Letter from Slim Wolfe
American life – October 2002 – Colorado Central Magazine
Martha,
History teaches that those with the most toys may wind up at the guillotine.
I felt a bit queasy and dizzy as my brain tried to accommodate the shifting scene before my eyes: it rolled, flipped, and flickered at will. Was my face in a paper bag, sniffing cheap model airplane glue from a tube? No, the tube was called a computer, and editor Martha Quillen was attempting to show me where she gets her information. Bah, humbug.
All your facts and all the hue and cry the citizens may raise are unlikely to counterbalance the votes that the citizens cast with their dollars. Would it were otherwise, but we’ve had facts before, and they’ve rarely if ever prevented a war or a scandal. We want airline tickets and dishwashers and cherry-red Blazers and instant housing built from toxic chipboard and better-paved roads and faster search engines, and all of the above by dint of some poor slob’s cheap labor, no pitiful Gandhis with spinning-wheels are we, no m’am, we’ll just borrow more money and require an economy which in turn requires more wars and abuses. It would never cross our minds that life can be lived quite nicely, thank you, without a refrigerator, no power drain, no freon. We’d save the planet but not if it means spoilt milk, we’ll fight cancer when it’s not in a computer-assembly plant overseas.
So we’ve got a war between a venomous viper and a clumsy, overstuffed bullock whose been tromping all over the globe for forage. Who’s the villain? Though Paul Martz wrote in these pages that the purpose of war is to incapacitate combatants any way you can, I’d say that is the strategy of soldiers; the purpose of war is to gain economical and egotistical spheres of influence. He’s right; there’s no honor at stake. These were the words of Victor Hugo, describing the Napoleonic wars:
“The words, passive obedience, tell the tale. An army is a strange composite masterpiece, in which strength results from an enormous sum total of utter weakness.”

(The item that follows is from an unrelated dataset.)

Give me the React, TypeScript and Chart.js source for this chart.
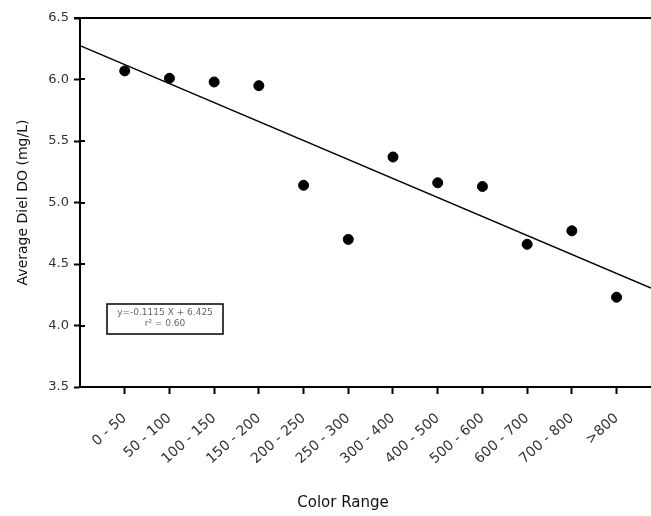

The same could be said for our clumsy bullock of an industrialized world. The villains are those who pull the trigger; whether in defense of Allah, or in defense of Nabisco, it’s still arrogance; it’s still murder; it’s still the result of lies and brainwashing. It remains for the universal soldier and the universal consumer to refuse to be led around by the nose. Your well-informed vote can be thrown out by the Supreme Court, but your corporate behemoths will starve if they can’t graze on your money.